Lisbona è per una settimana o per sempre.
Sempre magari no, ma un pezzetto di vita di sicuro. Lisbona è una donna soave, leggera, con un vestito bianco che mostra le caviglie un po’ grosse. Ha il capello castano lungo, un po’ arricciato sulle punte.
Io ho scelto dieci giorni. Scelta infelice che mi porta a ripensare alla bellezza di una malinconia che si insinua con la pioggia, che entra nelle ossa come l’umidità, che ti accarezza piano e ti rende irresistibilemente riflessivo.
In realtà al di là dei san pietrini che non hanno pietà per nessuna piccola-grande-sportiva o forte scarpa, al di là della luce che invita le pittrici spagnole a immergere le setole dei pennelli nei colori di un cielo caldo, al di là degli occhi che vivono alla finestra fumando e godendo solo di una vista parziale della realtà, al di là del vento nervoso, forte e impetuoso che sradica alberi e crea un cimitero di ombrelli ad ogni angolo, al di là di tutto ciò, Lisbona nasconde una magia più importante.
Arrivi, non capisci la lingua, vedi case distrutte, solitarie, sguardi grevi e scorbutici e poi d’improvviso sei preso per mano. Lisbona attrae le anime più belle. Basta scendere in strada, passeggiare con animo leggero e fiducioso, senza meta e perché.

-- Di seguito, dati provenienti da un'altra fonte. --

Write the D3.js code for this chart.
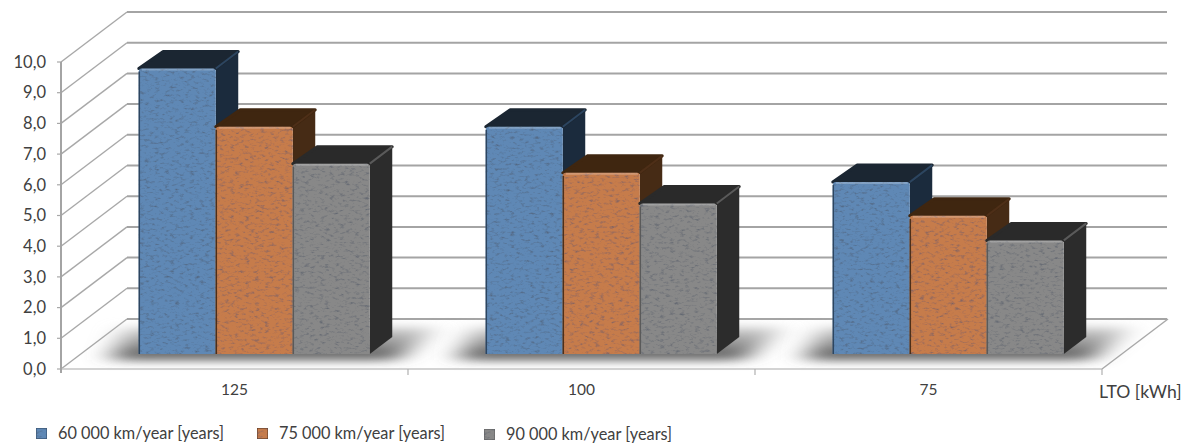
<!DOCTYPE html>
<html>
<head>
<meta charset="utf-8">
<title>LTO</title>
<script src="https://d3js.org/d3.v7.min.js"></script>
<style>
html, body { margin: 0; padding: 0; background: #fff; overflow: hidden; }
svg { display: block; }
text { font-family: Lato, "Open Sans", sans-serif; fill: #404040; }
</style>
</head>
<body>
<svg id="chart" width="1185" height="444"></svg>
<script>
var categories = ["125", "100", "75"];
var seriesNames = ["60 000 km/year [years]", "75 000 km/year [years]", "90 000 km/year [years]"];
var km60 = [9.3, 7.4, 5.6];
var km75 = [7.4, 5.9, 4.5];
var km90 = [6.2, 4.9, 3.7];
var yTicks = [0, 1, 2, 3, 4, 5, 6, 7, 8, 9, 10];
var axisName = "LTO [kWh]";

var seriesValues = [km60, km75, km90];
var frontColors = ["#5f88b5", "#c67c4c", "#888888"];
var topColors = ["#1b2632", "#3f2610", "#2a2a2a"];
var sideColors = ["#1b2b3d", "#462b15", "#2c2c2c"];
var edgeColors = ["#2c4560", "#4e2f18", "#5a5a5a"];

// floor depth: how far the back wall is pushed from the front plane
var depthX = 66;
var depthY = -50;
var barNear = 0.3;
var barFar = 0.64;

var svg = d3.select("#chart");

var x = d3.scaleBand().domain(categories).range([61, 1102]);
var y = d3.scaleLinear().domain([0, 10]).range([369, 62]);
var inner = d3.scaleBand().domain(d3.range(seriesValues.length))
	.range([58, x.bandwidth() - 58]);

var project = function(px, py, depth) {
	return [px + depthX * depth, py + depthY * depth];
};

var polyPoints = function(pts) {
	return pts.map(function(p) { return p.join(","); }).join(" ");
};

// front face: rounded at the top, square where it meets the floor
var frontPath = function(x0, x1, top, bottom) {
	var p = d3.path();
	var r = 3;
	p.moveTo(x0, bottom);
	p.lineTo(x0, top + r);
	p.arcTo(x0, top, x0 + r, top, r);
	p.lineTo(x1 - r, top);
	p.arcTo(x1, top, x1, top + r, r);
	p.lineTo(x1, bottom);
	p.closePath();
	return p.toString();
};

var defs = svg.append("defs");

// speckled stone look laid over the bar faces
var addGrain = function(id, strength) {
	var f = defs.append("filter").attr("id", id)
		.attr("x", "0").attr("y", "0").attr("width", "100%").attr("height", "100%");
	f.append("feTurbulence").attr("type", "fractalNoise")
		.attr("baseFrequency", "0.2 0.38").attr("numOctaves", 3).attr("seed", 7)
		.attr("result", "noise");
	f.append("feColorMatrix").attr("in", "noise").attr("type", "matrix")
		.attr("values", "0 0 0 0 0.08  0 0 0 0 0.1  0 0 0 0 0.14  " + strength + " 0 0 0 " + (-strength * 0.52))
		.attr("result", "specks");
	f.append("feComposite").attr("in", "specks").attr("in2", "SourceAlpha")
		.attr("operator", "in").attr("result", "clipped");
	var m = f.append("feMerge");
	m.append("feMergeNode").attr("in", "SourceGraphic");
	m.append("feMergeNode").attr("in", "clipped");
};
addGrain("grain", 1.9);

defs.append("filter").attr("id", "floorShadow")
	.attr("x", "-25%").attr("y", "-60%").attr("width", "150%").attr("height", "220%")
	.append("feGaussianBlur").attr("stdDeviation", "14 5");

var shadowFade = defs.append("linearGradient").attr("id", "shadowFade")
	.attr("x1", 0).attr("y1", 0).attr("x2", 0).attr("y2", 1);
shadowFade.append("stop").attr("offset", "0%").attr("stop-color", "#d8d8d8");
shadowFade.append("stop").attr("offset", "100%").attr("stop-color", "#4c4c4c");

defs.append("filter").attr("id", "soft")
	.attr("x", "-5%").attr("y", "-5%").attr("width", "110%").attr("height", "110%")
	.append("feGaussianBlur").attr("stdDeviation", 1.1);

// back wall gridlines and their faint drop shadow
var walls = svg.append("g");
yTicks.forEach(function(t) {
	var start = project(61, y(t), 1);
	var end = project(1101, y(t), 1);
	walls.append("line")
		.attr("x1", start[0]).attr("y1", start[1] + 3)
		.attr("x2", end[0]).attr("y2", end[1] + 3)
		.attr("stroke", "#dcdcdc").attr("stroke-width", 3)
		.attr("filter", "url(#soft)");
	walls.append("line")
		.attr("x1", start[0]).attr("y1", start[1])
		.attr("x2", end[0]).attr("y2", end[1])
		.attr("stroke", "#a4a4a4").attr("stroke-width", 2);
	// side wall diagonal
	walls.append("line")
		.attr("x1", 61).attr("y1", y(t))
		.attr("x2", start[0]).attr("y2", start[1])
		.attr("stroke", "#a8a8a8").attr("stroke-width", 1.4);
	// value tick
	walls.append("line")
		.attr("x1", 57).attr("y1", y(t))
		.attr("x2", 61).attr("y2", y(t))
		.attr("stroke", "#a8a8a8").attr("stroke-width", 1.2);
});

// shadows pooled around each cluster on the floor
var shadows = svg.append("g");
categories.forEach(function(c) {
	var left = x(c) + inner(0);
	var right = x(c) + inner(2) + inner.bandwidth();
	var a = project(left - 19, y(0), 0.18);
	var b = project(right + 34, y(0), 0.18);
	var d = project(right + 30, y(0), 0.84);
	var e = project(left - 48, y(0), 0.84);
	shadows.append("polygon")
		.attr("points", polyPoints([a, b, d, e]))
		.attr("fill", "url(#shadowFade)")
		.attr("filter", "url(#floorShadow)");
});

// floor: front edge and right edge
var floorRight = project(1102, y(0), 1);
walls = svg.append("g");
walls.append("line")
	.attr("x1", 1102).attr("y1", y(0))
	.attr("x2", floorRight[0]).attr("y2", floorRight[1])
	.attr("stroke", "#a8a8a8").attr("stroke-width", 1.4);
walls.append("line")
	.attr("x1", 61).attr("y1", y(0) + 1.5)
	.attr("x2", 1102).attr("y2", y(0) + 1.5)
	.attr("stroke", "#e2e2e2").attr("stroke-width", 3)
	.attr("filter", "url(#soft)");
walls.append("line")
	.attr("x1", 61).attr("y1", y(0))
	.attr("x2", 1102).attr("y2", y(0))
	.attr("stroke", "#c4c4c4").attr("stroke-width", 1.6);
walls.append("line")
	.attr("x1", 61).attr("y1", y(10))
	.attr("x2", 61).attr("y2", y(0) + 4)
	.attr("stroke", "#a4a4a4").attr("stroke-width", 2);

// category separators under the floor
var edgeTicks = [x(categories[1]), x(categories[2]), 1102];
walls.selectAll(".sep").data(edgeTicks).enter().append("line")
	.attr("class", "sep")
	.attr("x1", function(d) { return d; }).attr("y1", y(0))
	.attr("x2", function(d) { return d; }).attr("y2", y(0) + 6)
	.attr("stroke", "#b0b0b0").attr("stroke-width", 1.2);

// one box per value, in drawing order so nearer tops overlap
var bars = svg.append("g");
categories.forEach(function(c, ci) {
	seriesValues.forEach(function(values, si) {
		var left = x(c) + inner(si);
		var right = left + inner.bandwidth();
		var topY = y(values[ci]);
		var baseY = y(0);
		var g = bars.append("g");

		var fl = project(left, topY, barNear);
		var fr = project(right, topY, barNear);
		var bl = project(left + 2, topY, barFar);
		var br = project(right, topY, barFar);
		var frb = project(right, baseY, barNear);
		var brb = project(right, baseY, barFar);
		var flb = project(left, baseY, barNear);

		g.append("polygon")
			.attr("points", polyPoints([fr, br, brb, frb]))
			.attr("fill", sideColors[si]);
		g.append("polygon")
			.attr("points", polyPoints([fl, bl, br, fr]))
			.attr("fill", topColors[si])
			.attr("stroke", topColors[si]).attr("stroke-linejoin", "round").attr("stroke-width", 3);
		g.append("line")
			.attr("x1", fr[0]).attr("y1", fr[1])
			.attr("x2", br[0]).attr("y2", br[1])
			.attr("stroke", edgeColors[si]).attr("stroke-width", 2);

		g.append("path")
			.attr("d", frontPath(fl[0], fr[0], fl[1], flb[1]))
			.attr("fill", frontColors[si])
			.attr("filter", "url(#grain)");
		// dark seam on the left side, pale bevel along the top
		g.append("line")
			.attr("x1", fl[0] + 0.5).attr("y1", fl[1] + 3)
			.attr("x2", fl[0] + 0.5).attr("y2", flb[1])
			.attr("stroke", edgeColors[si]).attr("stroke-width", 1.5);
		g.append("line")
			.attr("x1", fl[0] + 3).attr("y1", fl[1] + 1)
			.attr("x2", fr[0] - 2).attr("y2", fl[1] + 1)
			.attr("stroke", "#fff").attr("stroke-opacity", 0.22).attr("stroke-width", 2);
	});
});

// axis text
var yAxis = d3.axisLeft(y).tickValues(yTicks).tickSize(0).tickPadding(0)
	.tickFormat(function(d) { return d.toFixed(1).replace(".", ","); });
var yAxisG = svg.append("g").attr("transform", "translate(46,0)").call(yAxis);
yAxisG.select(".domain").remove();
yAxisG.selectAll("text").attr("font-size", 16.5).style("font-family", "Lato, sans-serif");

var xAxis = d3.axisBottom(x).tickSize(0).tickPadding(0);
var xAxisG = svg.append("g").attr("transform", "translate(0,384)").call(xAxis);
xAxisG.select(".domain").remove();
xAxisG.selectAll("text").attr("font-size", 15.5).style("font-family", "Lato, sans-serif");

svg.append("text")
	.attr("x", 1099).attr("y", 398)
	.attr("font-size", 17.6)
	.text(axisName);

// legend
var legendX = [36, 257, 484];
var legendY = [428, 428, 429];
var legend = svg.selectAll(".legend").data(seriesNames).enter().append("g")
	.attr("class", "legend")
	.attr("transform", function(d, i) { return "translate(" + legendX[i] + "," + legendY[i] + ")"; });
legend.append("rect")
	.attr("width", 11).attr("height", 11).attr("rx", 1)
	.attr("fill", function(d, i) { return frontColors[i]; })
	.attr("stroke", function(d, i) { return edgeColors[i]; })
	.attr("filter", "url(#grain)");
legend.append("text")
	.attr("x", 22).attr("y", 11)
	.attr("font-size", 16.3)
	.text(function(d) { return d; });
</script>
</body>
</html>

Si apriranno porte incredibili e non ci sono parole per descriverla senza cadere in una banalità di pensiero. Forse ogni città, col brivido dell’estero, regala queste emozioni ma, la mia Lisbona dalle gote rosse e le caviglie grosse può farti infuriare, renderti infelice, lasciarti nella malinconia più profonda ma, come i più grandi amori, non riesci a pensarla senza un sorriso, senza un grazie sincero. Perché lisbona è viva, viva come non mai, e ogni volta che qualcuno la incontra le lascia un pezzetto di se e ne cattura un cielo azzurro.